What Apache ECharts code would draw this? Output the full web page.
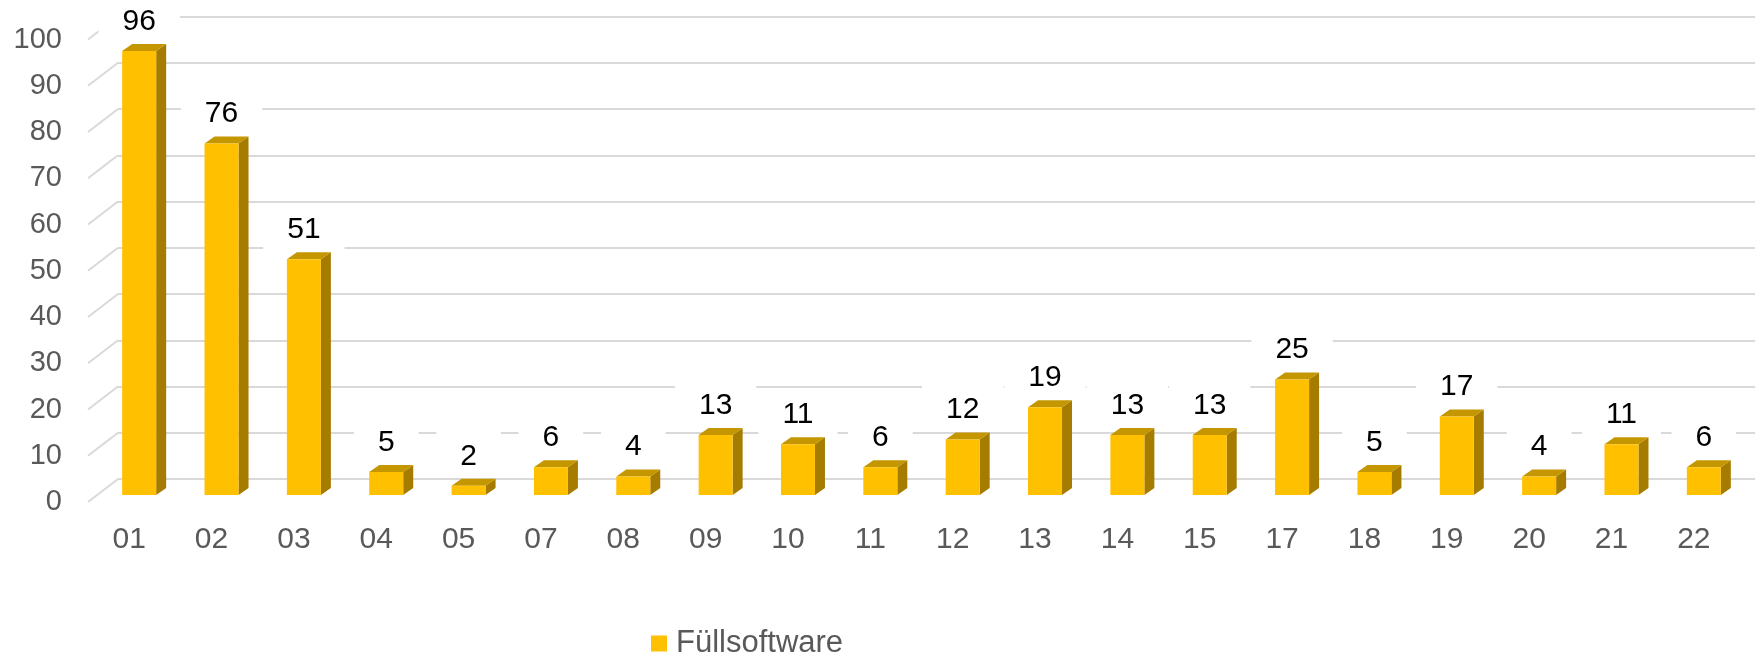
<!DOCTYPE html>
<html>
<head>
<meta charset="utf-8">
<script src="https://cdn.jsdelivr.net/npm/echarts@6/dist/echarts.min.js"></script>
<style>
html,body{margin:0;padding:0;background:#fff;}
#chart{width:1755px;height:656px;}
</style>
</head>
<body>
<div id="chart"></div>
<script>
const categories = ['01','02','03','04','05','07','08','09','10','11','12','13','14','15','17','18','19','20','21','22'];
const values = [96,76,51,5,2,6,4,13,11,6,12,19,13,13,25,5,17,4,11,6];
const yTicks = [0,10,20,30,40,50,60,70,80,90,100];
const seriesName = 'Füllsoftware';

const FONT = '"Liberation Sans", Arial, sans-serif';
const FRONT = '#FFC000', TOP = '#C49600', SIDE = '#A67C00';
const GRID = '#D9D9D9';
// perspective offsets
const WALL_DX = 30, WALL_DY = -23;   // floor depth (front -> back wall)
const BAR_OFF_X = 10, BAR_OFF_Y = -7; // bar front face offset from front plane
const BAR_DX = 10, BAR_DY = -7;       // bar depth
const BAR_W = 34;

const chart = echarts.init(document.getElementById('chart'));

function renderBar(params, api) {
  const i = api.value(0), v = api.value(1);
  const base = api.coord([i, 0]);
  const topP = api.coord([i, v]);
  const cx = base[0] + BAR_OFF_X;
  const x0 = cx - BAR_W / 2, x1 = cx + BAR_W / 2;
  const yb = base[1] + BAR_OFF_Y, yt = topP[1] + BAR_OFF_Y;
  return {
    type: 'group',
    children: [
      { type: 'polygon', shape: { points: [[x1, yt], [x1 + BAR_DX, yt + BAR_DY], [x1 + BAR_DX, yb + BAR_DY], [x1, yb]] }, style: { fill: SIDE } },
      { type: 'polygon', shape: { points: [[x0, yt], [x1, yt], [x1 + BAR_DX, yt + BAR_DY], [x0 + BAR_DX, yt + BAR_DY]] }, style: { fill: TOP } },
      { type: 'rect', shape: { x: x0, y: yt, width: BAR_W, height: yb - yt }, style: { fill: FRONT } },
      { type: 'text', z2: 10, style: {
          text: String(v), x: cx, y: yt + BAR_DY - 1.5,
          align: 'center', verticalAlign: 'bottom',
          font: '30px ' + FONT, fill: '#000', lineHeight: 30,
          backgroundColor: '#fff', padding: [10, 24, 6, 24]
      } }
    ]
  };
}

function renderWall(params, api) {
  const v = api.value(0);
  const p = api.coord([0, v]);
  const half = api.size([1, 0])[0] / 2;
  const x = p[0] - half, y = p[1];
  return {
    type: 'line',
    shape: { x1: x, y1: y, x2: x + WALL_DX, y2: y + WALL_DY },
    style: { stroke: GRID, lineWidth: 2 }
  };
}

const option = {
  animation: false,
  backgroundColor: '#fff',
  grid: [
    { left: 88, right: 20, top: 39.5, bottom: 154 },
    { left: 88 + WALL_DX, right: -40, top: 39.5 + WALL_DY, bottom: 154 - WALL_DY }
  ],
  xAxis: [
    { type: 'category', gridIndex: 0, data: categories,
      axisLine: { show: false }, axisTick: { show: false }, splitLine: { show: false },
      axisLabel: { color: '#595959', fontSize: 30, fontFamily: FONT, margin: 23 } },
    { type: 'category', gridIndex: 1, data: categories, show: false }
  ],
  yAxis: [
    { type: 'value', gridIndex: 0, min: 0, max: 100, interval: 10,
      axisLine: { show: false }, axisTick: { show: false }, splitLine: { show: false },
      axisLabel: { color: '#595959', fontSize: 29, fontFamily: FONT, margin: 26 } },
    { type: 'value', gridIndex: 1, min: 0, max: 100, interval: 10,
      axisLine: { show: false }, axisTick: { show: false }, axisLabel: { show: false },
      splitLine: { show: true, lineStyle: { color: GRID, width: 2 } } }
  ],
  legend: {
    left: 651, top: 628, padding: 0,
    itemWidth: 16, itemHeight: 16, icon: 'rect',
    textStyle: { color: '#595959', fontSize: 31, fontFamily: FONT, padding: [0, 0, 0, 4] },
    data: [seriesName]
  },
  series: [
    { type: 'custom', name: 'wall', xAxisIndex: 0, yAxisIndex: 0, z: 1, silent: true,
      data: yTicks.map(t => [t]), encode: { y: 0 }, renderItem: renderWall },
    { type: 'custom', name: seriesName, xAxisIndex: 0, yAxisIndex: 0, z: 3,
      itemStyle: { color: FRONT },
      data: values.map((v, i) => [i, v]), encode: { x: 0, y: 1 }, renderItem: renderBar }
  ]
};
chart.setOption(option);
</script>
</body>
</html>
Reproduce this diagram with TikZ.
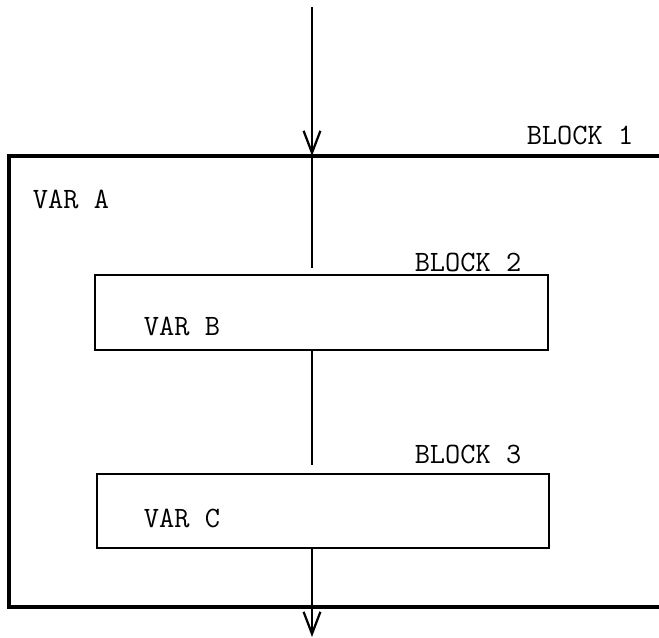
\documentclass[tikz,border=0pt]{standalone}
\usepackage{xcolor}
\usepackage{tikz}
\usetikzlibrary{arrows.meta, positioning}

\begin{document}
\begin{tikzpicture}[x=0.025cm, y=-0.025cm, >={Straight Barb[length=0.55cm, width=0.42cm]},
    outerline/.style={line width=2.6pt, black},
    blockbox/.style={draw, line width=1.4pt, inner sep=0pt, minimum width=11.3cm},
    flowline/.style={line width=1.6pt, black},
    lbl/.style={font=\fontsize{21}{24}\selectfont\ttfamily, inner sep=0pt}]
    \useasboundingbox (0,0) rectangle (659,638);

    % block 1, open on the right
    \coordinate (b1tl) at (9,156);
    \coordinate (b1bl) at (9,607);
    \draw[outerline] (659,156) -- (b1tl) -- (b1bl) -- (659,607);
    \node[lbl] (blk1) at (580,135) {BLOCK 1};
    \node[lbl] (vara) at (71,199) {VAR A};

    % block 2 and block 3
    \node[blockbox, minimum height=1.875cm] (b2) at (321.5,312.5) {};
    \node[lbl] (blk2) at (468,262) {BLOCK 2};
    \node[lbl] (varb) at (182,326) {VAR B};

    \node[blockbox, minimum height=1.85cm] (b3) at (323,511) {};
    \node[lbl] (blk3) at (468,454) {BLOCK 3};
    \node[lbl] (varc) at (182,518) {VAR C};

    % flow through the blocks
    \coordinate (in) at (312,7);
    \coordinate (b1top) at (312,156);
    \coordinate (b2in) at (312,268);
    \coordinate (b3in) at (312,465);
    \coordinate (out) at (312,637);
    \draw[flowline, ->] (in) -- (b1top);
    \draw[flowline] (b1top) -- (b2in);
    \draw[flowline] (b1top |- b2.south) -- (b3in);
    \draw[flowline, ->] (b1top |- b3.south) -- (out);
\end{tikzpicture}
\end{document}
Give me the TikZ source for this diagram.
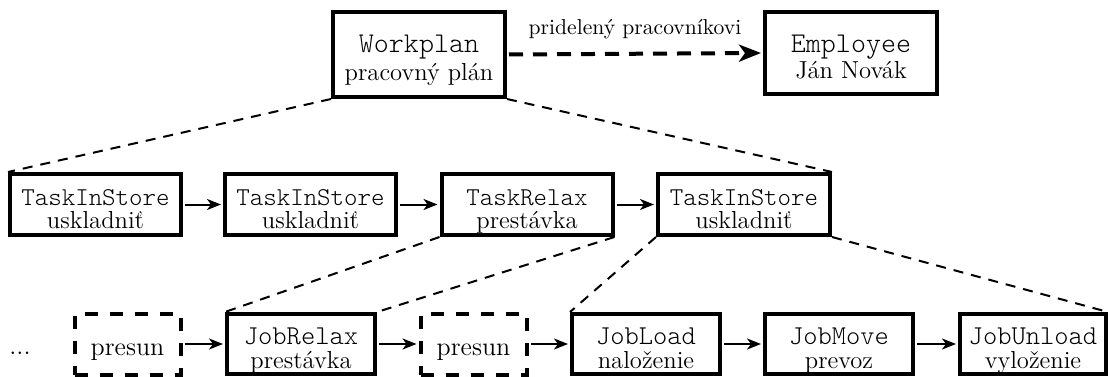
\documentclass[tikz,border=0pt]{standalone}
\usepackage{fontspec}
\setmonofont{Latin Modern Mono Light}
\usetikzlibrary{arrows.meta}

% Two-line card content: #1 mono size, #2 class name, #3 caption,
% #4 room above first baseline, #5 baseline distance, #6 room below caption
\newcommand\cardtext[6]{%
  \makebox[0pt]{\fontsize{#1}{#1}\ttfamily #2}%
  \makebox[0pt]{\raisebox{-#5}{#3}}%
  \rule[-\dimexpr#5+#6\relax]{0pt}{\dimexpr#4+#5+#6\relax}}

\tikzset{
  card/.style={draw, line width=2pt, inner sep=0pt, minimum width=#1,
    font=\fontsize{12.3}{13}\selectfont},
  ghost/.style={card=#1, dash pattern=on 6.5pt off 6pt,
    font=\fontsize{13}{14}\selectfont},
  flow/.style={-{Stealth[length=7pt,width=5.5pt,inset=2pt]}, line width=1pt,
    shorten >=1pt, shorten <=1pt},
  branch/.style={line width=1pt, dash pattern=on 5pt off 4pt},
  assign/.style={-{Stealth[length=11pt,width=8.5pt,inset=3pt]}, line width=2pt,
    dash pattern=on 7pt off 5pt, shorten >=1pt, shorten <=1pt}
}

\begin{document}
\begin{tikzpicture}[x=0.5pt, y=-0.5pt]
\useasboundingbox (0,0) rectangle (1110,376);

% plan and its owner
\node[card=86pt] (wp) at (419,54.5)
  {\cardtext{14.3pt}{Workplan}{pracovný plán}{20pt}{14pt}{8.5pt}};
\node[card=86pt] (emp) at (851,53)
  {\cardtext{14.3pt}{Employee}{Ján Novák}{20pt}{13pt}{8pt}};
\draw[assign] (wp.east) -- (emp.west)
  node[midway, anchor=base, yshift=9.5pt, font=\fontsize{10.8}{12}\selectfont]
  {pridelený pracovníkovi};

% tasks
\node[card=85.5pt] (t1) at (95.5,204.5)
  {\cardtext{12.85pt}{TaskInStore}{uskladniť}{15.5pt}{11.5pt}{3.5pt}};
\node[card=85.5pt] (t2) at (310.5,204.5)
  {\cardtext{12.85pt}{TaskInStore}{uskladniť}{15.5pt}{11.5pt}{3.5pt}};
\node[card=85.5pt] (t3) at (527,204.5)
  {\cardtext{12.85pt}{TaskRelax}{prestávka}{15.5pt}{11.5pt}{3.5pt}};
\node[card=86pt] (t4) at (744,204.5)
  {\cardtext{12.85pt}{TaskInStore}{uskladniť}{15.5pt}{11.5pt}{3.5pt}};

% jobs
\node[font=\fontsize{13}{14}\selectfont, anchor=base, inner sep=0pt] (dots) at (20,354) {...};
\node[ghost=53pt] (p1) at (127.5,344) {\rule[-9.5pt]{0pt}{30.5pt}presun};
\node[card=74pt] (jr) at (301,344)
  {\cardtext{13.6pt}{JobRelax}{prestávka}{15pt}{12pt}{3pt}};
\node[ghost=53pt] (p2) at (473.5,344) {\rule[-9.5pt]{0pt}{30.5pt}presun};
\node[card=74pt] (jl) at (646,344)
  {\cardtext{13.6pt}{JobLoad}{naloženie}{15pt}{12pt}{3pt}};
\node[card=74pt] (jm) at (839,344)
  {\cardtext{13.6pt}{JobMove}{prevoz}{15pt}{12pt}{3pt}};
\node[card=73pt] (ju) at (1033,344)
  {\cardtext{13.6pt}{JobUnload}{vyloženie}{15pt}{12pt}{3pt}};

% sequence arrows
\draw[flow] (t1) -- (t2);
\draw[flow] (t2) -- (t3);
\draw[flow] (t3) -- (t4);
\draw[flow] (p1) -- (jr);
\draw[flow] (jr) -- (p2);
\draw[flow] (p2) -- (jl);
\draw[flow] (jl) -- (jm);
\draw[flow] (jm) -- (ju);

% decomposition fans
\draw[branch] (wp.south west) -- (t1.north west);
\draw[branch] (wp.south east) -- (t4.north east);
\draw[branch] (t3.south west) -- (jr.north west);
\draw[branch] (t3.south east) -- (jr.north east);
\draw[branch] (t4.south west) -- (jl.north west);
\draw[branch] (t4.south east) -- (ju.north east);
\end{tikzpicture}
\end{document}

######

→ **INSTRUCTION**
Check every line of the data above for the string "this", and copy those that have it.

→ **EXERCISE ANSWER**
What Apache ECharts code would draw this? Output the full web page.
Reproduce this diagram with TikZ.
Give me the TikZ source for this diagram.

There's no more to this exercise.